Threats to ‘exuberant’ share values

Threats to ‘exuberant’ share values

Rises in bond yields this year threaten stretched and “exuberant” valuations of stock markets, Davy credit expert Donal O’Mahony has warned, writes Eamon Quinn.

In its monthly debt digest, Mr O’Mahony said that even as economic fundamentals remained “solid” and “euphoria” in markets was held back last year, valuations nonetheless look “well-stretched, and bond markets threaten”.

He said that recent price moves resemble “the melt-up stage of a protracted equity bull market, albeit with market internals still reassuring, leverage indicators relatively subdued, and investor sensibilities more optimistic than euphoric, the “bitcon” (sic) craze excepted”.

It comes after a week when US government bonds have slid, amid fears of a market rout.

However, there are mixed views on whether the bond market bull run is drawing to an end. Janus fund manager Bill Gross has declared the end of the bull market, but he doesn’t foresee dramatic losses.

“We’re simply not at the point when we’re looking over our shoulder once an hour to see what’s coming at us next,” said Jim Vogel, executive vice president at FTN Financial Capital Markets.

Meanwhile, two new reports are upbeat on the outlook of the Irish economy. In its latest quarterly bulletin, Merrion Capital chief economist Alan McQuaid forecast GDP leaped by 7% last year and will grow 5.5% in 2018, meaning the unemployment rates will fall significantly below 5.5% by the end of the year.

Nonetheless, he predicts that the gap in economic prosperity and activity will widen between the Dublin region and other areas and that housing will continue to be the political “hot potato” and prices will likely rise by double-digit increases through 2018.

“Residential property prices are only going one way in the short-term until the supply issue is resolved.

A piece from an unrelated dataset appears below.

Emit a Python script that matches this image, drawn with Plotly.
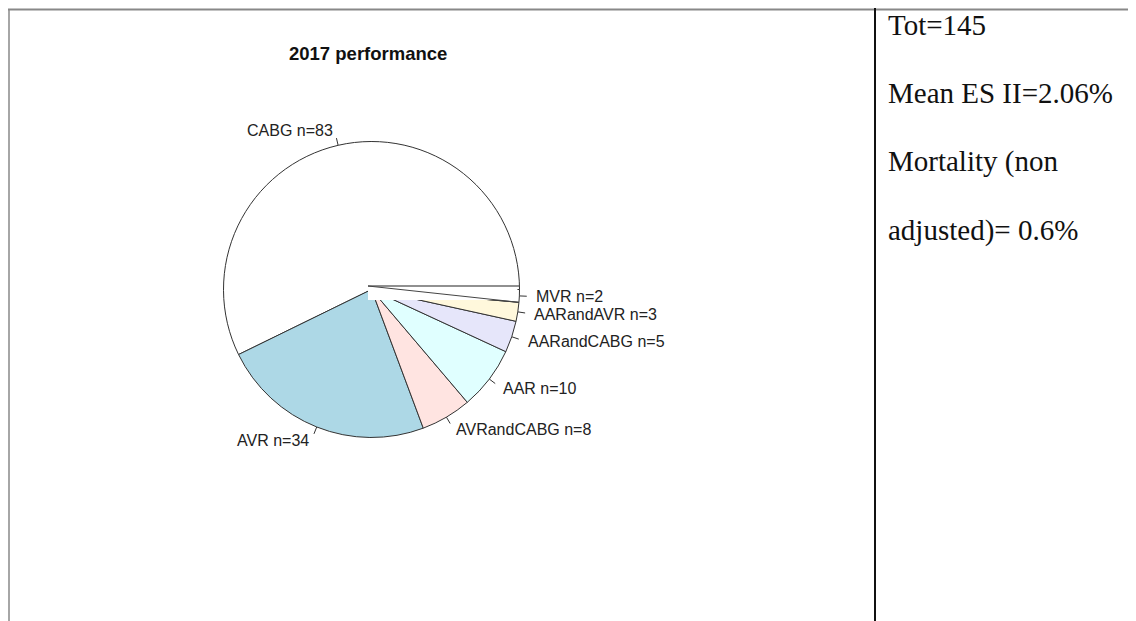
import math
import plotly.graph_objects as go

# ---- data ----
categories = ["CABG", "AVR", "AVRandCABG", "AAR", "AARandCABG", "AARandAVR", "MVR"]
counts = [83, 34, 8, 10, 5, 3, 2]
colors = ["white", "lightblue", "mistyrose", "lightcyan", "lavender", "cornsilk", "white"]
title_text = "2017 performance"
side_lines = ["Tot=145", "Mean ES II=2.06%", "Mortality (non", "adjusted)= 0.6%"]

W, H = 1136, 621
OFF = 8  # page body margin
FW, FH = W - OFF, H - OFF
cx, cy, r = 371.5, 289.5, 148

labels = [f"{c} n={n}" for c, n in zip(categories, counts)]
total = sum(counts)

# R-style pie: first slice starts at 3 o'clock and runs counterclockwise
rotation = 90 - 360 * counts[0] / total

fig = go.Figure()

fig.add_trace(go.Pie(
    values=counts, labels=labels, sort=False, direction="counterclockwise",
    rotation=rotation, textinfo="none", hoverinfo="label",
    marker=dict(colors=colors, line=dict(color="#333333", width=1)),
    domain=dict(x=[(cx - OFF - r) / FW, (cx - OFF + r) / FW],
                y=[1 - (cy - OFF + r) / FH, 1 - (cy - OFF - r) / FH]),
    showlegend=False,
))

annotations = []
cum = 0.0
for lab, n in zip(labels, counts):
    a0 = cum / total * 2 * math.pi
    cum += n
    a1 = cum / total * 2 * math.pi
    mid = (a0 + a1) / 2
    c, s = math.cos(mid), math.sin(mid)
    fig.add_trace(go.Scatter(
        x=[cx + r * c, cx + 1.05 * r * c], y=[cy - r * s, cy - 1.05 * r * s],
        mode="lines", line=dict(color="#333333", width=1), showlegend=False, hoverinfo="skip"))
    annotations.append(dict(
        x=cx + 1.1 * r * c, y=cy - 1.1 * r * s, xref="x", yref="y",
        text=lab, showarrow=False, xanchor="left" if c > 0 else "right", yanchor="middle",
        font=dict(family="Liberation Sans, Arial", size=16, color="#222222")))

annotations.append(dict(
    x=368, y=53, xref="x", yref="y", text=f"<b>{title_text}</b>", showarrow=False,
    xanchor="center", yanchor="middle",
    font=dict(family="Liberation Sans, Arial", size=18.5, color="#111111")))

side_y = [25, 93, 161, 230]
for t, yy in zip(side_lines, side_y):
    annotations.append(dict(
        x=886, y=yy, xref="x", yref="y", text=t, showarrow=False,
        xanchor="left", yanchor="middle",
        font=dict(family="Liberation Serif, Times New Roman", size=29, color="#111111")))

mvr_start = (total - counts[-1]) / total * 2 * math.pi
py = 286  # white patch top edge seen in the reference
shapes = [
    dict(type="line", x0=8, x1=W, y0=9.5, y1=9.5, xref="x", yref="y", line=dict(color="#888888", width=2)),
    dict(type="line", x0=9, x1=9, y0=9, y1=H, xref="x", yref="y", line=dict(color="#888888", width=1.5)),
    dict(type="line", x0=875, x1=875, y0=8, y1=H, xref="x", yref="y", line=dict(color="#111111", width=2)),
    dict(type="rect", x0=368, x1=cx + r * math.cos(mvr_start) - 1.5, y0=py + 0.5, y1=py + 14,
         xref="x", yref="y", fillcolor="white", line=dict(width=0), layer="above"),
    dict(type="line", x0=368, x1=cx + r - 0.5, y0=py, y1=py, xref="x", yref="y",
         line=dict(color="#222222", width=1.2), layer="above"),
    dict(type="line", x0=368, x1=cx + r * math.cos(mvr_start), y0=py,
         y1=cy - r * math.sin(mvr_start), xref="x", yref="y",
         line=dict(color="#444444", width=1), layer="above"),
]

fig.update_layout(
    width=FW, height=FH, margin=dict(l=0, r=0, t=0, b=0),
    paper_bgcolor="white", plot_bgcolor="white",
    xaxis=dict(range=[OFF, W], visible=False, fixedrange=True),
    yaxis=dict(range=[H, OFF], visible=False, fixedrange=True),
    annotations=annotations, shapes=shapes,
)

fig.write_html("out.html")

“Housing has now overtaken health as the main political hot potato, and the key focus in budget 2018 was on measures- initiatives that should help alleviate the problems going forward, but things won’t change overnight.

“One can argue until the cows come home as to the merits of the proposals announced, but at least the Government has taken a step in the right direction, with an acknowledgment that something dramatic needs to be done and sooner rather than later,” Mr McQuaid said.

In its new weekly bulletin, Simon Barry, chief economist at Ulster Bank in the Republic said: “Household income continues to rise at a solid pace, in turn supporting strong growth in retail sales and house prices”.